** Data shown **
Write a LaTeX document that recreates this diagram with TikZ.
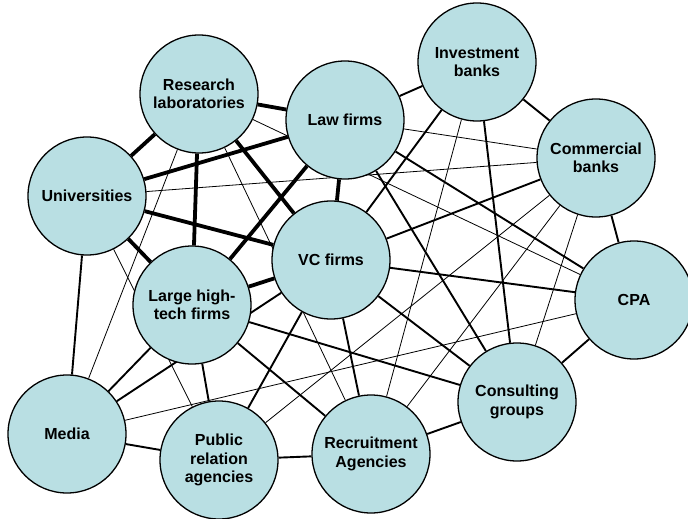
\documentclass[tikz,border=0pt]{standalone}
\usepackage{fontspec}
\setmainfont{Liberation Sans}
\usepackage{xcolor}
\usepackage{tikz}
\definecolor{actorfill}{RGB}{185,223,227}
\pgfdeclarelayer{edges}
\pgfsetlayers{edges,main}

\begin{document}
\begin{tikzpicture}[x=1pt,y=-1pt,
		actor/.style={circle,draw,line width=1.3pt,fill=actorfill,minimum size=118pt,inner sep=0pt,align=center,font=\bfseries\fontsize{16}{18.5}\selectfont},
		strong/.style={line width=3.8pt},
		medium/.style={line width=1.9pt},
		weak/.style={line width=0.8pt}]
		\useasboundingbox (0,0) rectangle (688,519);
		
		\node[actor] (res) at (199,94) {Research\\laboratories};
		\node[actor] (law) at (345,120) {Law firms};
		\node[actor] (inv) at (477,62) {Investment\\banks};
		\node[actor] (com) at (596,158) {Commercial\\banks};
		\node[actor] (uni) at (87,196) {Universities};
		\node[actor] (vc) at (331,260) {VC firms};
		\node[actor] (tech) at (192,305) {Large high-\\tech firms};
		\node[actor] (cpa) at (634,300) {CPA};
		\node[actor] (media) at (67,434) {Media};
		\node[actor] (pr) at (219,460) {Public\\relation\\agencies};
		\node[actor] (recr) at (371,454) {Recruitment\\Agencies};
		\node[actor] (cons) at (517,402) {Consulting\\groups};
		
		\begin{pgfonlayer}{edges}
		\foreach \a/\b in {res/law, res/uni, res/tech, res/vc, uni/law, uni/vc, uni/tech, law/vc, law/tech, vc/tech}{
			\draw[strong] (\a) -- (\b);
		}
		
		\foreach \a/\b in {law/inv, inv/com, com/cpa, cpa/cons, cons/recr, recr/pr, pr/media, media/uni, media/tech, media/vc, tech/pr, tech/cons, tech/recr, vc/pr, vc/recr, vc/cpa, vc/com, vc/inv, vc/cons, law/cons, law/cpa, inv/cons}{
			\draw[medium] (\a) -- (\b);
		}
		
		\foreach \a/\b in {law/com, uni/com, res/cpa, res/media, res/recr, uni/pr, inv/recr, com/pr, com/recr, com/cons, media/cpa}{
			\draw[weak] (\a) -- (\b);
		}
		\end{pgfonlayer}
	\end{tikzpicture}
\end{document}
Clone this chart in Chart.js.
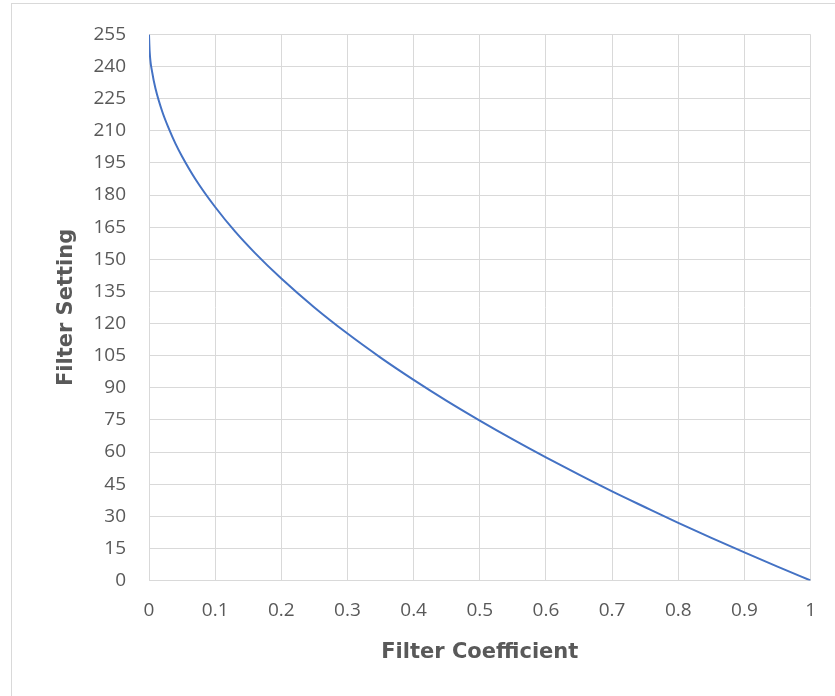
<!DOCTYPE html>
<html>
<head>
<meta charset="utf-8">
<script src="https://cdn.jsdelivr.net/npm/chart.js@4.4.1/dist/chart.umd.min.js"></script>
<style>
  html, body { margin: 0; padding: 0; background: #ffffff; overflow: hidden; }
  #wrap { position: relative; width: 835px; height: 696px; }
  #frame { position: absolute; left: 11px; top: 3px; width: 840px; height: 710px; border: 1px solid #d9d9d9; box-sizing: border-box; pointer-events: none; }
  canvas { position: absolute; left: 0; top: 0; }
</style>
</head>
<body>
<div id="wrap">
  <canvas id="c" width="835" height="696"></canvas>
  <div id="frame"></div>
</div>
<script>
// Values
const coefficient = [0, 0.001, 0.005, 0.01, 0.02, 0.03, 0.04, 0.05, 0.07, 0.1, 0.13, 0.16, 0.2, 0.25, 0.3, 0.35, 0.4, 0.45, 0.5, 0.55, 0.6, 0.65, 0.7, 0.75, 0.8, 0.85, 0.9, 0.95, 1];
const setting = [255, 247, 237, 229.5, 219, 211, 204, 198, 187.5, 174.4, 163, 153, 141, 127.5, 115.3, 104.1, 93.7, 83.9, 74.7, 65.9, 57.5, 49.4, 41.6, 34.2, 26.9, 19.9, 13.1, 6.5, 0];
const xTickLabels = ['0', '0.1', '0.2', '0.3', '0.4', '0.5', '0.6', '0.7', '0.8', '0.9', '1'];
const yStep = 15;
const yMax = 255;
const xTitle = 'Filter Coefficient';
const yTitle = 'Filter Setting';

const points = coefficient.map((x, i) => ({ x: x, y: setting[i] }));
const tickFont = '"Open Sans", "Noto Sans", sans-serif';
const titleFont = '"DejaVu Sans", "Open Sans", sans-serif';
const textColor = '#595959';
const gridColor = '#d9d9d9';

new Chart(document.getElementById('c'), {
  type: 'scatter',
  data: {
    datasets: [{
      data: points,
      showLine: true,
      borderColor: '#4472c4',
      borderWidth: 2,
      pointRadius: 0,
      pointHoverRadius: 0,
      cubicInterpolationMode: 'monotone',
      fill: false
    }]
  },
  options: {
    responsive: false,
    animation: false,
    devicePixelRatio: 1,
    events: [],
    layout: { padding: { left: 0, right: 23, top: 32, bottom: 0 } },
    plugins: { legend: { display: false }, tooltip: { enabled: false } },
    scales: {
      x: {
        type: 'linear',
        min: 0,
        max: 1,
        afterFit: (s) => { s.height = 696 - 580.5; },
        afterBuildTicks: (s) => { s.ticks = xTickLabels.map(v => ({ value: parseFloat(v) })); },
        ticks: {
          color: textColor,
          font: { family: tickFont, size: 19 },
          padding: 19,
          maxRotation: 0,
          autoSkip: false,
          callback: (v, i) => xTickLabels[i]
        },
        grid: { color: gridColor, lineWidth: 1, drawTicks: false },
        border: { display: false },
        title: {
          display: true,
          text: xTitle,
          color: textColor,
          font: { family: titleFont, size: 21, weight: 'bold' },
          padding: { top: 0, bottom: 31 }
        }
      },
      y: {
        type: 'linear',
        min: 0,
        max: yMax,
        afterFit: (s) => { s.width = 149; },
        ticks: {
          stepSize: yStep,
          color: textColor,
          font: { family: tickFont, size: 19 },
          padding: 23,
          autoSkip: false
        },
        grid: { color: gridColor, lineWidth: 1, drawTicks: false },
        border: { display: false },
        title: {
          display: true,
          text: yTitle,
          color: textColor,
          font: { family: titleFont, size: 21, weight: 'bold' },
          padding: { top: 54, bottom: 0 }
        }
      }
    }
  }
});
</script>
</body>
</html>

** Aim of the task **
Transcribe the records word for word and include no pictures.

** Answer for this exercise **
Write a LaTeX document that recreates this diagram with TikZ.
\documentclass[tikz,border=0pt]{standalone}
\usepackage{fontspec}
\setmainfont{Liberation Sans}
\usepackage{xcolor}
\usepackage{tikz}
\definecolor{actorfill}{RGB}{185,223,227}
\pgfdeclarelayer{edges}
\pgfsetlayers{edges,main}

\begin{document}
\begin{tikzpicture}[x=1pt,y=-1pt,
		actor/.style={circle,draw,line width=1.3pt,fill=actorfill,minimum size=118pt,inner sep=0pt,align=center,font=\bfseries\fontsize{16}{18.5}\selectfont},
		strong/.style={line width=3.8pt},
		medium/.style={line width=1.9pt},
		weak/.style={line width=0.8pt}]
		\useasboundingbox (0,0) rectangle (688,519);
		
		\node[actor] (res) at (199,94) {Research\\laboratories};
		\node[actor] (law) at (345,120) {Law firms};
		\node[actor] (inv) at (477,62) {Investment\\banks};
		\node[actor] (com) at (596,158) {Commercial\\banks};
		\node[actor] (uni) at (87,196) {Universities};
		\node[actor] (vc) at (331,260) {VC firms};
		\node[actor] (tech) at (192,305) {Large high-\\tech firms};
		\node[actor] (cpa) at (634,300) {CPA};
		\node[actor] (media) at (67,434) {Media};
		\node[actor] (pr) at (219,460) {Public\\relation\\agencies};
		\node[actor] (recr) at (371,454) {Recruitment\\Agencies};
		\node[actor] (cons) at (517,402) {Consulting\\groups};
		
		\begin{pgfonlayer}{edges}
		\foreach \a/\b in {res/law, res/uni, res/tech, res/vc, uni/law, uni/vc, uni/tech, law/vc, law/tech, vc/tech}{
			\draw[strong] (\a) -- (\b);
		}
		
		\foreach \a/\b in {law/inv, inv/com, com/cpa, cpa/cons, cons/recr, recr/pr, pr/media, media/uni, media/tech, media/vc, tech/pr, tech/cons, tech/recr, vc/pr, vc/recr, vc/cpa, vc/com, vc/inv, vc/cons, law/cons, law/cpa, inv/cons}{
			\draw[medium] (\a) -- (\b);
		}
		
		\foreach \a/\b in {law/com, uni/com, res/cpa, res/media, res/recr, uni/pr, inv/recr, com/pr, com/recr, com/cons, media/cpa}{
			\draw[weak] (\a) -- (\b);
		}
		\end{pgfonlayer}
	\end{tikzpicture}
\end{document}
Clone this chart in Chart.js.
<!DOCTYPE html>
<html>
<head>
<meta charset="utf-8">
<script src="https://cdn.jsdelivr.net/npm/chart.js@4.4.1/dist/chart.umd.min.js"></script>
<style>
  html, body { margin: 0; padding: 0; background: #ffffff; overflow: hidden; }
  #wrap { position: relative; width: 835px; height: 696px; }
  #frame { position: absolute; left: 11px; top: 3px; width: 840px; height: 710px; border: 1px solid #d9d9d9; box-sizing: border-box; pointer-events: none; }
  canvas { position: absolute; left: 0; top: 0; }
</style>
</head>
<body>
<div id="wrap">
  <canvas id="c" width="835" height="696"></canvas>
  <div id="frame"></div>
</div>
<script>
// Values
const coefficient = [0, 0.001, 0.005, 0.01, 0.02, 0.03, 0.04, 0.05, 0.07, 0.1, 0.13, 0.16, 0.2, 0.25, 0.3, 0.35, 0.4, 0.45, 0.5, 0.55, 0.6, 0.65, 0.7, 0.75, 0.8, 0.85, 0.9, 0.95, 1];
const setting = [255, 247, 237, 229.5, 219, 211, 204, 198, 187.5, 174.4, 163, 153, 141, 127.5, 115.3, 104.1, 93.7, 83.9, 74.7, 65.9, 57.5, 49.4, 41.6, 34.2, 26.9, 19.9, 13.1, 6.5, 0];
const xTickLabels = ['0', '0.1', '0.2', '0.3', '0.4', '0.5', '0.6', '0.7', '0.8', '0.9', '1'];
const yStep = 15;
const yMax = 255;
const xTitle = 'Filter Coefficient';
const yTitle = 'Filter Setting';

const points = coefficient.map((x, i) => ({ x: x, y: setting[i] }));
const tickFont = '"Open Sans", "Noto Sans", sans-serif';
const titleFont = '"DejaVu Sans", "Open Sans", sans-serif';
const textColor = '#595959';
const gridColor = '#d9d9d9';

new Chart(document.getElementById('c'), {
  type: 'scatter',
  data: {
    datasets: [{
      data: points,
      showLine: true,
      borderColor: '#4472c4',
      borderWidth: 2,
      pointRadius: 0,
      pointHoverRadius: 0,
      cubicInterpolationMode: 'monotone',
      fill: false
    }]
  },
  options: {
    responsive: false,
    animation: false,
    devicePixelRatio: 1,
    events: [],
    layout: { padding: { left: 0, right: 23, top: 32, bottom: 0 } },
    plugins: { legend: { display: false }, tooltip: { enabled: false } },
    scales: {
      x: {
        type: 'linear',
        min: 0,
        max: 1,
        afterFit: (s) => { s.height = 696 - 580.5; },
        afterBuildTicks: (s) => { s.ticks = xTickLabels.map(v => ({ value: parseFloat(v) })); },
        ticks: {
          color: textColor,
          font: { family: tickFont, size: 19 },
          padding: 19,
          maxRotation: 0,
          autoSkip: false,
          callback: (v, i) => xTickLabels[i]
        },
        grid: { color: gridColor, lineWidth: 1, drawTicks: false },
        border: { display: false },
        title: {
          display: true,
          text: xTitle,
          color: textColor,
          font: { family: titleFont, size: 21, weight: 'bold' },
          padding: { top: 0, bottom: 31 }
        }
      },
      y: {
        type: 'linear',
        min: 0,
        max: yMax,
        afterFit: (s) => { s.width = 149; },
        ticks: {
          stepSize: yStep,
          color: textColor,
          font: { family: tickFont, size: 19 },
          padding: 23,
          autoSkip: false
        },
        grid: { color: gridColor, lineWidth: 1, drawTicks: false },
        border: { display: false },
        title: {
          display: true,
          text: yTitle,
          color: textColor,
          font: { family: titleFont, size: 21, weight: 'bold' },
          padding: { top: 54, bottom: 0 }
        }
      }
    }
  }
});
</script>
</body>
</html>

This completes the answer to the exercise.